━━━ Data supplied ━━━
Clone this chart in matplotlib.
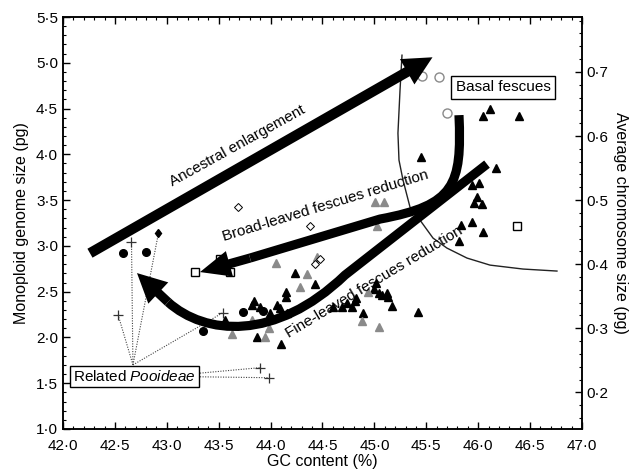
━━━
━━━ Data supplied ━━━
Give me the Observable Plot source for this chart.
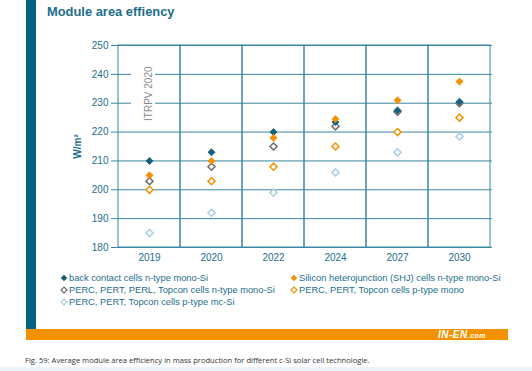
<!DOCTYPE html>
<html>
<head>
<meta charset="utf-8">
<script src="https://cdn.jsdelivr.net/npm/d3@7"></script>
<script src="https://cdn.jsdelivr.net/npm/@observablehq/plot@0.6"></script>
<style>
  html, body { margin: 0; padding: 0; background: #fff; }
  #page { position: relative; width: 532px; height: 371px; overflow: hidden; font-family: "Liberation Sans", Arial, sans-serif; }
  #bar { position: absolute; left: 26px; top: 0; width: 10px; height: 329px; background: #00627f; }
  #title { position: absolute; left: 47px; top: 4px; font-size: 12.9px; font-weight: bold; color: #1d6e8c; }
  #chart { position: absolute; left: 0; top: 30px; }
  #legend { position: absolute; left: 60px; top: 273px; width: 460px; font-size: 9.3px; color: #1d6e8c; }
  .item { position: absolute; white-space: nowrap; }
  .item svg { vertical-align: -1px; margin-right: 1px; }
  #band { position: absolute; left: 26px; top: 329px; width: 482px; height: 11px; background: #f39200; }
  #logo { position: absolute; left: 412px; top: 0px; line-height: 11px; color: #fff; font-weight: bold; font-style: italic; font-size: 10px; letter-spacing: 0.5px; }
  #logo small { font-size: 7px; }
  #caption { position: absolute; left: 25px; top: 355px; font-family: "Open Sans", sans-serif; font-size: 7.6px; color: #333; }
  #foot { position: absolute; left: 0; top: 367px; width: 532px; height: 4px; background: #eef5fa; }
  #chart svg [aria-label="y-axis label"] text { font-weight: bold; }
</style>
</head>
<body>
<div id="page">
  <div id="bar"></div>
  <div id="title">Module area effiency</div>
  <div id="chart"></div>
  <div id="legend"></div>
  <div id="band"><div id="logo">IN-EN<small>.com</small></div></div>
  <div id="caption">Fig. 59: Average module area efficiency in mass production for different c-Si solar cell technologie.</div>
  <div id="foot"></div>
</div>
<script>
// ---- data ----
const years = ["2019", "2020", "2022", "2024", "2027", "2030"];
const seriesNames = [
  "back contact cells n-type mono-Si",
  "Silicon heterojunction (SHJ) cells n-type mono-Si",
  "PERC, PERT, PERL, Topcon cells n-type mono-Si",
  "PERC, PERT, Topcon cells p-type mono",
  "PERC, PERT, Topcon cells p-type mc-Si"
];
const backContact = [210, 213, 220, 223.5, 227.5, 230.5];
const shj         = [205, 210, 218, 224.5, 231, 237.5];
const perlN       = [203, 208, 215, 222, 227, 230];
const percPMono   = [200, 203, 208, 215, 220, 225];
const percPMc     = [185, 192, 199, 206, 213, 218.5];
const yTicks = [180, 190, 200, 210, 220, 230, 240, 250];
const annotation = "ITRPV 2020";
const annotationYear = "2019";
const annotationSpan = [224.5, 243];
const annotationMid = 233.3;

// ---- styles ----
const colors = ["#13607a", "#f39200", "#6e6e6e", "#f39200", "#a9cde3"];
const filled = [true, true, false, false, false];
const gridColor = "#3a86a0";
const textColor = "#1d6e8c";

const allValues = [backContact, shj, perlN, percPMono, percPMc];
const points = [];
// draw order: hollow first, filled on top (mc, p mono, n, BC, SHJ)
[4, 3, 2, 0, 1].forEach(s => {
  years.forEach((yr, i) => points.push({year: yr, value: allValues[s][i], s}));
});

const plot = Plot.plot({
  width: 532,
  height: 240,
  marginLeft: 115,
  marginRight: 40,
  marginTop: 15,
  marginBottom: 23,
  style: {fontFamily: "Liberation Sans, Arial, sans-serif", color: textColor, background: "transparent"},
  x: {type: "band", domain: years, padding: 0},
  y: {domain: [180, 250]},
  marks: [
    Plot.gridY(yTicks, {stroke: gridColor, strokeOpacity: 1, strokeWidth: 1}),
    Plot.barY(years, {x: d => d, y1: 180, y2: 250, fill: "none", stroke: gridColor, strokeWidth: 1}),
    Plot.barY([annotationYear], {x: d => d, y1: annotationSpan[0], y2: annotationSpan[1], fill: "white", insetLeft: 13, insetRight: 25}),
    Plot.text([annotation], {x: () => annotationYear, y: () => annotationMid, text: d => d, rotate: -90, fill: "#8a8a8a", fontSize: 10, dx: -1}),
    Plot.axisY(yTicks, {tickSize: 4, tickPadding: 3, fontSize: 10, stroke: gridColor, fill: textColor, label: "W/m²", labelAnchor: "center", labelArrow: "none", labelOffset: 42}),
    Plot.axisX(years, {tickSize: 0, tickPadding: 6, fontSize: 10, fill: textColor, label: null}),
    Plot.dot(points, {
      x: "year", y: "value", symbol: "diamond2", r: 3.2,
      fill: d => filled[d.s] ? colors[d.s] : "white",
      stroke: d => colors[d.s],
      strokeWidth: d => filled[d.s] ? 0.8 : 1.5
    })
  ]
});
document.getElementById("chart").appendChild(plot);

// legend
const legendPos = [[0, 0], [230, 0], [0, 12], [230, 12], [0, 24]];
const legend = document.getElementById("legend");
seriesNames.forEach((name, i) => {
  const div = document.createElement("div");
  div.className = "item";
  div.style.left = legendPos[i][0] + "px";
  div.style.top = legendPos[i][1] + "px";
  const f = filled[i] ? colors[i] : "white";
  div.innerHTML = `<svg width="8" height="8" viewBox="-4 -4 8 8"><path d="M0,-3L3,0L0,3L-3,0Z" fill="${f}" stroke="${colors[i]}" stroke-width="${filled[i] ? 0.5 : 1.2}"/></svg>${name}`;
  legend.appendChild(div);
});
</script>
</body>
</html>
━━━
━━━ Data supplied ━━━
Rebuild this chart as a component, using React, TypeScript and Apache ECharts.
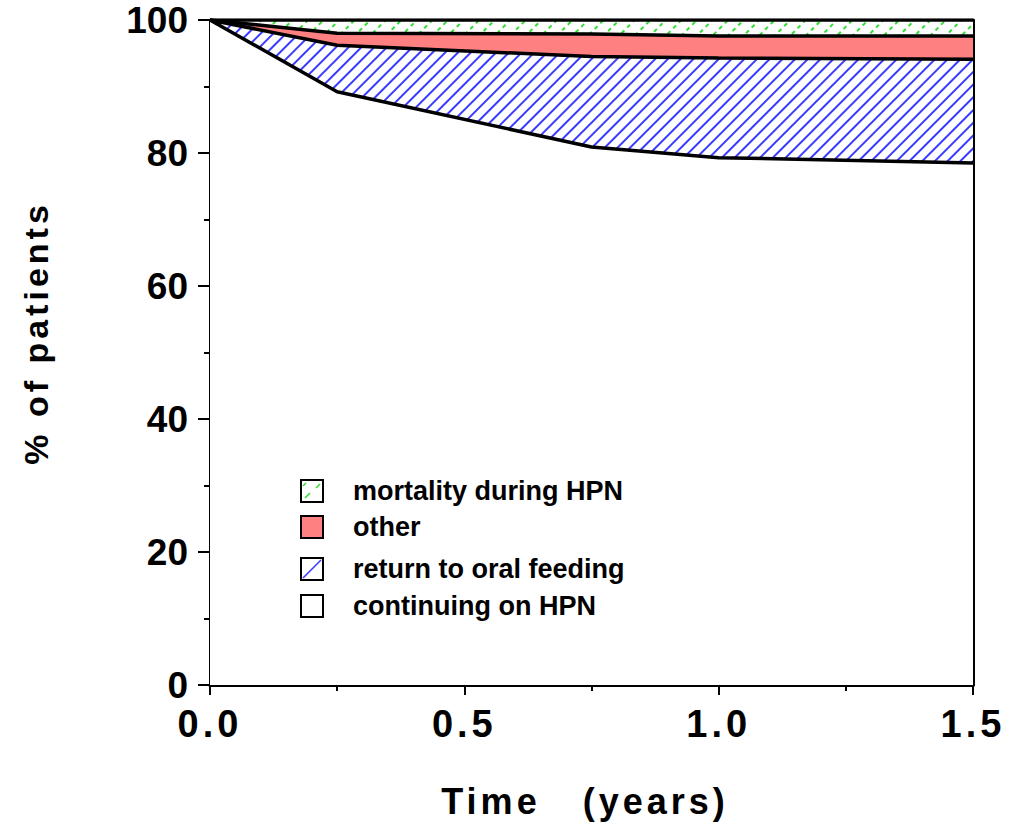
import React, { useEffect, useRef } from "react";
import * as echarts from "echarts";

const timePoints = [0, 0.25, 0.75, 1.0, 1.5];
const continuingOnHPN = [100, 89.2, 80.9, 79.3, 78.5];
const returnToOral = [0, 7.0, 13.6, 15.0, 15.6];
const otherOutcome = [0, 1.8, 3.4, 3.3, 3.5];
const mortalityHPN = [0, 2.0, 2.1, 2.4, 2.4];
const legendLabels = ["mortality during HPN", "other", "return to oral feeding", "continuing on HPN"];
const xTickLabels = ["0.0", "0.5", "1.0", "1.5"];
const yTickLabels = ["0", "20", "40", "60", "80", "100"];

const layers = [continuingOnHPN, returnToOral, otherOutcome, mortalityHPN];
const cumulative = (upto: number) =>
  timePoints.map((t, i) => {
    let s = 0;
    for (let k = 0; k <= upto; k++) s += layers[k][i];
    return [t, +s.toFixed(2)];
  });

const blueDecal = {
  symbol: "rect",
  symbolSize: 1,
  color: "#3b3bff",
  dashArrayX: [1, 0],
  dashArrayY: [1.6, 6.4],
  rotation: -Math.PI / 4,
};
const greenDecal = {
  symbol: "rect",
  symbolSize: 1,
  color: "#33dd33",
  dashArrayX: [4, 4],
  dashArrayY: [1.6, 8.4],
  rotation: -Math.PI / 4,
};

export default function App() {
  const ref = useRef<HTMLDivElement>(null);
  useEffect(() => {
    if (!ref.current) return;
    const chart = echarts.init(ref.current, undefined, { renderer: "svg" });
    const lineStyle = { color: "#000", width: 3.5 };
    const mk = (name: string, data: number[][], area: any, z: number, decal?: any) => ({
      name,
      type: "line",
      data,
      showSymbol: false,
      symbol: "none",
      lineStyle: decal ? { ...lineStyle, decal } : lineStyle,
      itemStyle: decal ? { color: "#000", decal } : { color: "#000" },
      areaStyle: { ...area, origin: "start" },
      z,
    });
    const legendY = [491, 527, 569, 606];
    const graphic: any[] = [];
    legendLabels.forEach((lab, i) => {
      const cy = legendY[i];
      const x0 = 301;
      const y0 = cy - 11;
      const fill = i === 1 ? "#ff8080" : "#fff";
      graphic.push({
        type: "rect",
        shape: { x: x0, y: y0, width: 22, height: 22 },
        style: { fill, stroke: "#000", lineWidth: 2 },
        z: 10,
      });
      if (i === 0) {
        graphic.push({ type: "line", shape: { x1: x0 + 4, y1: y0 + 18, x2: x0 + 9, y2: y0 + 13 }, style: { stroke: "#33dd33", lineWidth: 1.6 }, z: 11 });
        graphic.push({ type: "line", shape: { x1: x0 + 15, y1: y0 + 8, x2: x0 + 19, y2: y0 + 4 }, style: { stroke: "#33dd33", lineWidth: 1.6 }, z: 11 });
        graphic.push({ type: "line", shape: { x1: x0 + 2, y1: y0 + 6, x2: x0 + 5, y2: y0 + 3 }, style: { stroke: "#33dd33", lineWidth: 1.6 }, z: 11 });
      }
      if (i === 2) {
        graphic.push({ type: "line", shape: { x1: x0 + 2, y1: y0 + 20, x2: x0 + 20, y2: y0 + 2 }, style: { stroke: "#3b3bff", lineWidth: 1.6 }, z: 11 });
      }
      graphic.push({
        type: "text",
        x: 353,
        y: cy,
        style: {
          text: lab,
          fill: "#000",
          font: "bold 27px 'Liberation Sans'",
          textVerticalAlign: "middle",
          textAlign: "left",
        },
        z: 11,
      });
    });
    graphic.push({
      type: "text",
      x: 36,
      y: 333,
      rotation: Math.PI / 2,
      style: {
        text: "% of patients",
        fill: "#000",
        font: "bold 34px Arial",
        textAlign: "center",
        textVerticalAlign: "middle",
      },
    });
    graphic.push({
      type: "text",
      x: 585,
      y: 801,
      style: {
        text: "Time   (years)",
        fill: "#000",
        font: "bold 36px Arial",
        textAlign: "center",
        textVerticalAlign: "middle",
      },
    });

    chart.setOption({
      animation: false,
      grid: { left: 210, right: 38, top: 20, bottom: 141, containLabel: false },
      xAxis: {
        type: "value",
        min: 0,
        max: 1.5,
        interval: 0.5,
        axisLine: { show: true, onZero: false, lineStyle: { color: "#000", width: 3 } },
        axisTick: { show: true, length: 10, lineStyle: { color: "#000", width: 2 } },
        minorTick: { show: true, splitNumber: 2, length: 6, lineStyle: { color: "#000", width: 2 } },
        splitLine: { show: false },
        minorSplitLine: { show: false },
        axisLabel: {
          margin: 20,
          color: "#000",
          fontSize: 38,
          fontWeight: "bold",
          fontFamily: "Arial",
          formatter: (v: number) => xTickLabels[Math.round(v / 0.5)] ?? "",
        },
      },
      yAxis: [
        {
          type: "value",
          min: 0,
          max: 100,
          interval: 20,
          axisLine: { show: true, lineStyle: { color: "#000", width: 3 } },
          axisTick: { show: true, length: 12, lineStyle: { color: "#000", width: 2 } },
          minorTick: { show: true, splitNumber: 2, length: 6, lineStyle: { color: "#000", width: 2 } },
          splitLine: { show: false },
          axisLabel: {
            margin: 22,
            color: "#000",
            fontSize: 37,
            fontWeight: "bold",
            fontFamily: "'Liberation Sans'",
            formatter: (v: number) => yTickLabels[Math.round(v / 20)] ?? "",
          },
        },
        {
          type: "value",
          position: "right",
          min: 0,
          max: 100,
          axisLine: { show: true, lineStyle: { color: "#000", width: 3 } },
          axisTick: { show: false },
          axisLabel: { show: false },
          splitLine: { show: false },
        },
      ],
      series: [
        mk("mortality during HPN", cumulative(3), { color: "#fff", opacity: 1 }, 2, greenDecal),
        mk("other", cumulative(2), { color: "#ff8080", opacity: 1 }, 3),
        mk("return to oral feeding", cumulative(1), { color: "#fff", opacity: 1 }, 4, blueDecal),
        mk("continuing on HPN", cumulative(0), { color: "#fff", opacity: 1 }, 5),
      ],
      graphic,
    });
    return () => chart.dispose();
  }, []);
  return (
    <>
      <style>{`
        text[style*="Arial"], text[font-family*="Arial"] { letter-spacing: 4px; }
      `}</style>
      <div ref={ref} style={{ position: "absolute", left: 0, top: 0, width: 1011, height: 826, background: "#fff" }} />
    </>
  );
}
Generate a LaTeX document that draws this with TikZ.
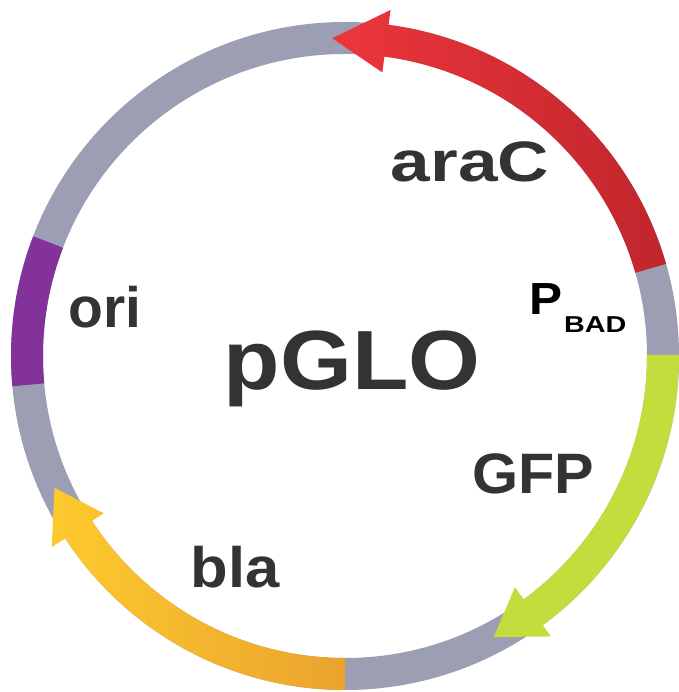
━━━
### Goal
Taking the entries above, extract every line from the one bearing "Rebuild this chart" through the one bearing "import * as", exactly, with no pictures.

### Exercise solution
Rebuild this chart as a component, using React, TypeScript and Apache ECharts.
import React, { useEffect, useRef } from "react";
import * as echarts from "echarts";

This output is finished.